Computed tomography vertebral segmentation from multi-vendor scanner data

Abstract

Abstract Automatic medical image segmentation is a crucial procedure for computer-assisted surgery. Especially, three-dimensional reconstruction of medical images of the surgical targets can be accurate in fine anatomical structures with optimal image segmentation, thus leading to successful surgical results. However, the performance of the automatic segmentation algorithm highly depends on the consistent properties of medical images. To address this issue, we propose a model for standardizing computed tomography (CT) images. Hence, our CT image-to-image translation network enables diverse CT images (non-standard images) to be translated to images with identical features (standard images) for the more precise performance of U-Net segmentation. Specifically, we combine an image-to-image translation network with a generative adversarial network, consisting of a residual block-based generative network and the discriminative network. Also, we utilize the feature extracting layers of VGG-16 to extract the style of the standard image and the content of the non-standard image. Moreover, for precise diagnosis and surgery, the conservation of anatomical information of the non-standard image is also essential during the synthesis of medical images. Therefore, for performance evaluation, largely three evaluation methods are employed: (i) visualization of the geometrical matching between the non-standard (content) and synthesized images to verify the maintenance of the anatomical structures; (ii) measuring numerical results using image similarity evaluation metrics; and (iii) assessing the performance of U-Net segmentation with our synthesized images.
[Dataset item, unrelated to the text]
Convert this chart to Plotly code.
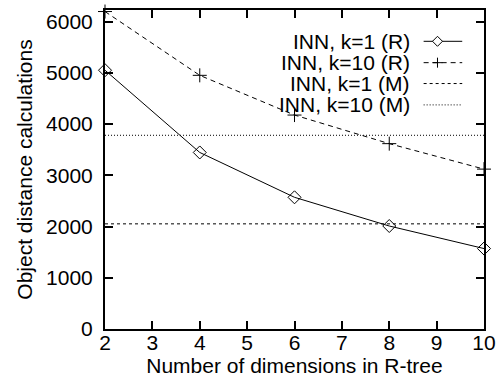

Specifically, we investigate that our model network can transfer the texture from standard CT images to diverse CT images (non-standard) scanned by different scanners and scan protocols. Also, we verify that the synthesized images can retain the global pose and fine structures of the non-standard images. We also compare the predicted segmentation result of the non-standard image and the synthesized image generated from its non-standard image via our proposed network. In addition, the performance of our proposed model is compared with the windowing process, where the window parameter of the standard image is applied to the non-standard image to ensure that our model outperforms the windowing process.